Mais cela serait un progrès que l’art n’a pu porter encore à un degré assez éminent pour vaincre les résistances du préjugé qui veut limiter la tâche de l’artiste-poète à la peinture de la vie extérieure, lui permettant, tout au plus, d’entrer dans le cœur humain assez avant pour y surprendre le mystère de ses passions. Goethe, le plus grand artiste littéraire qui ait jamais existé, n’a pas su ou n’a pas voulu le faire. Dans le plus philosophique et le plus abstrait de ses ouvrages, dans Faust, on le voit trop préoccupé de l’art pour être complètement ou du moins suffisamment philosophe. Dans ce poème magnifique où rien ne manque d’ailleurs, quelque chose manque essentiellement, c’est le secret du cœur de Faust. Quel homme est Faust ? Aucun de nous ne peut le dire. C’est l’homme en général, c’est la lutte entre l’austérité et les passions, entre l’idéal et l’athéisme. Mais que cette lutte est faible, et comme le frivole esprit du doute l’emporte aisément sur cet homme mûri dans l’étude et la réflexion ! Comme on voit le néant de cet homme, que Dieu pourtant appelle son serviteur, dans un prologue puéril et de mauvais goût, étroit portique d’un monument grandiose[1].

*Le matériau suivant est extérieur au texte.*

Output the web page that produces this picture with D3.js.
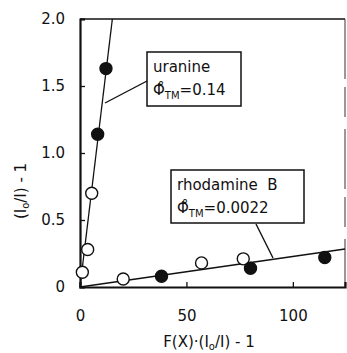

« Il me cherche ardemment dans l’obscurité, et je veux bientôt le conduire à la lumière. »

Si c’est de l’homme en général que la Divinité parle ainsi, il faut avouer que l’esprit de malice a beau jeu contre elle, et qu’il n’a qu’à effleurer la terre de son aile pour que la terre entière tombe en sa puissance. Si le fameux docteur Faust est là seulement en question, Dieu et le lecteur se trompent grandement au début, sur la puissance intellectuelle de ce sage que la moindre plaisanterie de Méphistophélès va déconcerter, que la moindre promesse de richesse et de luxure va précipiter dans l’abîme. Si c’est Goethe lui-même dont la grande figure nous apparaît à travers celle du docteur, nous voici éclairés, et nous comprenons pourquoi, dans la forme et dans le fond de son œuvre, l’artiste est resté incomplet, obscur, embarrassé ou dédaigneux de se révéler. Nous comprenons pourquoi la chute de Faust est si prompte, et le triomphe de Méphistophélès si naïf. Nous

  1. Sauf les strophes chantées dès le début par les trois archanges, qui sont d’une poésie sublime.